• Exercise task
Below is a listing to transcribe in full and exactly; keep the pictures out.

• Data extract

—————

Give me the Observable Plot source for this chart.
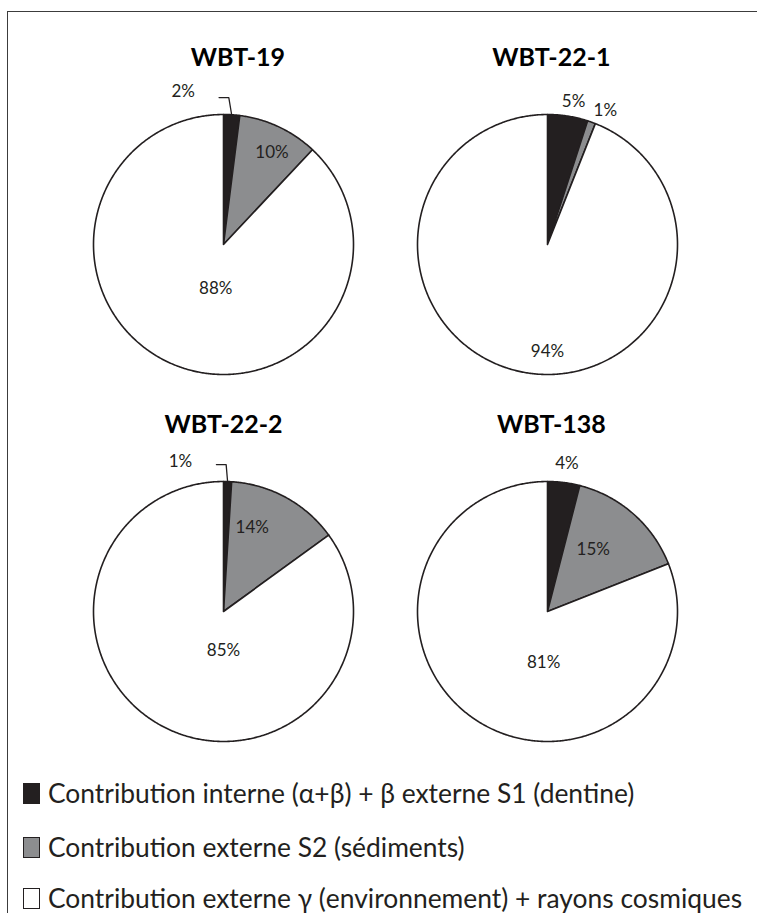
<!DOCTYPE html>
<html>
<head>
<meta charset="utf-8">
<script src="https://cdn.jsdelivr.net/npm/d3@7"></script>
<script src="https://cdn.jsdelivr.net/npm/@observablehq/plot@0.6"></script>
<style>
  html, body { margin: 0; padding: 0; background: #fff; }
  #wrap { position: relative; width: 757px; height: 913px; overflow: hidden; font-family: Lato, "Open Sans", sans-serif; color: #231f20; }
  #frame { position: absolute; left: 7px; top: 11px; width: 900px; height: 1000px; border-left: 1.5px solid #3c3c3c; border-top: 1.5px solid #3c3c3c; }
  #chart { position: absolute; left: 0; top: 0; }
  .leg { position: absolute; left: 23px; display: flex; align-items: center; font-size: 26.4px; white-space: nowrap; line-height: 1; }
  .sw { width: 15px; height: 19px; border: 1.5px solid #231f20; margin-right: 8px; box-sizing: content-box; flex: none; }
</style>
</head>
<body>
<div id="wrap">
  <div id="frame"></div>
  <div id="chart"></div>
  <div id="legend"></div>
</div>
<script>
// ---- data ----
const samples = ["WBT-19", "WBT-22-1", "WBT-22-2", "WBT-138"];
const components = [
  "Contribution interne (\u03B1+\u03B2) + \u03B2 externe S1 (dentine)",
  "Contribution externe S2 (s\u00E9diments)",
  "Contribution externe \u03B3 (environnement) + rayons cosmiques"
];
const internalS1 = [2, 5, 1, 4];     // %
const externalS2 = [10, 1, 14, 15];  // %
const gammaCosmic = [88, 94, 85, 81]; // %

// ---- styles / layout ----
const sliceColors = ["#231f20", "#8c8d8f", "#ffffff"];
const edge = "#231f20";
// label placement per sample & slice: [angle (deg, clockwise from top), radius (in pie radii)]
const labelPolar = [
  [[-14.7, 1.22], [27.8, 0.80], [190, 0.345]],
  [[10.3, 1.12], [23.4, 1.12], [180, 0.82]],
  [[-16, 1.20], [19, 0.68], [180, 0.30]],
  [[7.5, 1.15], [36.6, 0.59], [184.4, 0.39]]
];
const leaderFor = [[true, false, false], [false, false, false], [true, false, false], [false, false, false]];
const titleShift = [0.11, 0.03, 0.0, 0.03]; // title horizontal offset (pie radii)

const R = 130; // pie radius in px
const half = 150 / R; // half facet size in pie radii

const series = [internalS1, externalS2, gammaCosmic];
const slicePts = [];
const labels = [];
const leaders = [];
const titles = [];
samples.forEach((s, i) => {
  const col = i % 2, row = Math.floor(i / 2);
  const vals = series.map(a => a[i]);
  const total = d3.sum(vals);
  let cum = 0;
  titles.push({col, row, text: s, x: titleShift[i]});
  vals.forEach((v, k) => {
    const a0 = cum / total * 2 * Math.PI;
    cum += v;
    const a1 = cum / total * 2 * Math.PI;
    const key = s + "-" + k;
    const n = Math.max(2, Math.ceil((a1 - a0) / (Math.PI / 360)));
    slicePts.push({key, col, row, x: 0, y: 0, c: sliceColors[k]});
    for (let j = 0; j <= n; j++) {
      const a = a0 + (a1 - a0) * j / n;
      slicePts.push({key, col, row, x: Math.sin(a), y: Math.cos(a), c: sliceColors[k]});
    }
    slicePts.push({key, col, row, x: 0, y: 0, c: sliceColors[k]});
    const [ang, r] = labelPolar[i][k];
    const la = ang * Math.PI / 180;
    labels.push({col, row, x: r * Math.sin(la), y: r * Math.cos(la), text: v + "%"});
    if (leaderFor[i][k]) {
      const am = (a0 + a1) / 2;
      const ex = Math.sin(am) * 0.65, ey = 1.13;
      leaders.push({key, col, row, x: Math.sin(am), y: Math.cos(am)});
      leaders.push({key, col, row, x: ex, y: ey});
      leaders.push({key, col, row, x: ex - 0.075, y: ey});
    }
  });
});

const chart = Plot.plot({
  width: 757,
  height: 780,
  marginLeft: 73,
  marginRight: 60,
  marginTop: 93.5,
  marginBottom: 19,
  fx: {domain: [0, 1], paddingInner: 24 / 324, paddingOuter: 0, axis: null},
  fy: {domain: [0, 1], paddingInner: 67.5 / 367.5, paddingOuter: 0, axis: null},
  x: {domain: [-half, half], axis: null},
  y: {domain: [-half, half], axis: null},
  color: {type: "identity"},
  style: {fontFamily: "Lato, 'Open Sans', sans-serif", color: "#231f20", background: "transparent"},
  marks: [
    Plot.line(slicePts, {x: "x", y: "y", z: "key", fx: "col", fy: "row", fill: "c", stroke: edge, strokeWidth: 1.6, strokeLinejoin: "round"}),
    Plot.line(leaders, {x: "x", y: "y", z: "key", fx: "col", fy: "row", stroke: edge, strokeWidth: 1.3}),
    Plot.text(labels, {x: "x", y: "y", fx: "col", fy: "row", text: "text", fontSize: 17, fill: "#231f20"}),
    Plot.text(titles, {x: "x", fx: "col", fy: "row", text: "text", frameAnchor: "top", dy: -46, fontSize: 25, fontWeight: "bold", fill: "#000"})
  ]
});
document.getElementById("chart").appendChild(chart);

const legendCenters = [793, 847, 898];
const legend = document.getElementById("legend");
components.forEach((c, k) => {
  const row = document.createElement("div");
  row.className = "leg";
  row.style.top = (legendCenters[k] - 15) + "px";
  row.style.height = "30px";
  const sw = document.createElement("div");
  sw.className = "sw";
  sw.style.background = sliceColors[k];
  const t = document.createElement("span");
  t.textContent = c;
  row.appendChild(sw);
  row.appendChild(t);
  legend.appendChild(row);
});
</script>
</body>
</html>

—————

• Response
Give me the Observable Plot source for this chart.
<!DOCTYPE html>
<html>
<head>
<meta charset="utf-8">
<script src="https://cdn.jsdelivr.net/npm/d3@7"></script>
<script src="https://cdn.jsdelivr.net/npm/@observablehq/plot@0.6"></script>
<style>
  html, body { margin: 0; padding: 0; background: #fff; }
  #wrap { position: relative; width: 757px; height: 913px; overflow: hidden; font-family: Lato, "Open Sans", sans-serif; color: #231f20; }
  #frame { position: absolute; left: 7px; top: 11px; width: 900px; height: 1000px; border-left: 1.5px solid #3c3c3c; border-top: 1.5px solid #3c3c3c; }
  #chart { position: absolute; left: 0; top: 0; }
  .leg { position: absolute; left: 23px; display: flex; align-items: center; font-size: 26.4px; white-space: nowrap; line-height: 1; }
  .sw { width: 15px; height: 19px; border: 1.5px solid #231f20; margin-right: 8px; box-sizing: content-box; flex: none; }
</style>
</head>
<body>
<div id="wrap">
  <div id="frame"></div>
  <div id="chart"></div>
  <div id="legend"></div>
</div>
<script>
// ---- data ----
const samples = ["WBT-19", "WBT-22-1", "WBT-22-2", "WBT-138"];
const components = [
  "Contribution interne (\u03B1+\u03B2) + \u03B2 externe S1 (dentine)",
  "Contribution externe S2 (s\u00E9diments)",
  "Contribution externe \u03B3 (environnement) + rayons cosmiques"
];
const internalS1 = [2, 5, 1, 4];     // %
const externalS2 = [10, 1, 14, 15];  // %
const gammaCosmic = [88, 94, 85, 81]; // %

// ---- styles / layout ----
const sliceColors = ["#231f20", "#8c8d8f", "#ffffff"];
const edge = "#231f20";
// label placement per sample & slice: [angle (deg, clockwise from top), radius (in pie radii)]
const labelPolar = [
  [[-14.7, 1.22], [27.8, 0.80], [190, 0.345]],
  [[10.3, 1.12], [23.4, 1.12], [180, 0.82]],
  [[-16, 1.20], [19, 0.68], [180, 0.30]],
  [[7.5, 1.15], [36.6, 0.59], [184.4, 0.39]]
];
const leaderFor = [[true, false, false], [false, false, false], [true, false, false], [false, false, false]];
const titleShift = [0.11, 0.03, 0.0, 0.03]; // title horizontal offset (pie radii)

const R = 130; // pie radius in px
const half = 150 / R; // half facet size in pie radii

const series = [internalS1, externalS2, gammaCosmic];
const slicePts = [];
const labels = [];
const leaders = [];
const titles = [];
samples.forEach((s, i) => {
  const col = i % 2, row = Math.floor(i / 2);
  const vals = series.map(a => a[i]);
  const total = d3.sum(vals);
  let cum = 0;
  titles.push({col, row, text: s, x: titleShift[i]});
  vals.forEach((v, k) => {
    const a0 = cum / total * 2 * Math.PI;
    cum += v;
    const a1 = cum / total * 2 * Math.PI;
    const key = s + "-" + k;
    const n = Math.max(2, Math.ceil((a1 - a0) / (Math.PI / 360)));
    slicePts.push({key, col, row, x: 0, y: 0, c: sliceColors[k]});
    for (let j = 0; j <= n; j++) {
      const a = a0 + (a1 - a0) * j / n;
      slicePts.push({key, col, row, x: Math.sin(a), y: Math.cos(a), c: sliceColors[k]});
    }
    slicePts.push({key, col, row, x: 0, y: 0, c: sliceColors[k]});
    const [ang, r] = labelPolar[i][k];
    const la = ang * Math.PI / 180;
    labels.push({col, row, x: r * Math.sin(la), y: r * Math.cos(la), text: v + "%"});
    if (leaderFor[i][k]) {
      const am = (a0 + a1) / 2;
      const ex = Math.sin(am) * 0.65, ey = 1.13;
      leaders.push({key, col, row, x: Math.sin(am), y: Math.cos(am)});
      leaders.push({key, col, row, x: ex, y: ey});
      leaders.push({key, col, row, x: ex - 0.075, y: ey});
    }
  });
});

const chart = Plot.plot({
  width: 757,
  height: 780,
  marginLeft: 73,
  marginRight: 60,
  marginTop: 93.5,
  marginBottom: 19,
  fx: {domain: [0, 1], paddingInner: 24 / 324, paddingOuter: 0, axis: null},
  fy: {domain: [0, 1], paddingInner: 67.5 / 367.5, paddingOuter: 0, axis: null},
  x: {domain: [-half, half], axis: null},
  y: {domain: [-half, half], axis: null},
  color: {type: "identity"},
  style: {fontFamily: "Lato, 'Open Sans', sans-serif", color: "#231f20", background: "transparent"},
  marks: [
    Plot.line(slicePts, {x: "x", y: "y", z: "key", fx: "col", fy: "row", fill: "c", stroke: edge, strokeWidth: 1.6, strokeLinejoin: "round"}),
    Plot.line(leaders, {x: "x", y: "y", z: "key", fx: "col", fy: "row", stroke: edge, strokeWidth: 1.3}),
    Plot.text(labels, {x: "x", y: "y", fx: "col", fy: "row", text: "text", fontSize: 17, fill: "#231f20"}),
    Plot.text(titles, {x: "x", fx: "col", fy: "row", text: "text", frameAnchor: "top", dy: -46, fontSize: 25, fontWeight: "bold", fill: "#000"})
  ]
});
document.getElementById("chart").appendChild(chart);

const legendCenters = [793, 847, 898];
const legend = document.getElementById("legend");
components.forEach((c, k) => {
  const row = document.createElement("div");
  row.className = "leg";
  row.style.top = (legendCenters[k] - 15) + "px";
  row.style.height = "30px";
  const sw = document.createElement("div");
  sw.className = "sw";
  sw.style.background = sliceColors[k];
  const t = document.createElement("span");
  t.textContent = c;
  row.appendChild(sw);
  row.appendChild(t);
  legend.appendChild(row);
});
</script>
</body>
</html>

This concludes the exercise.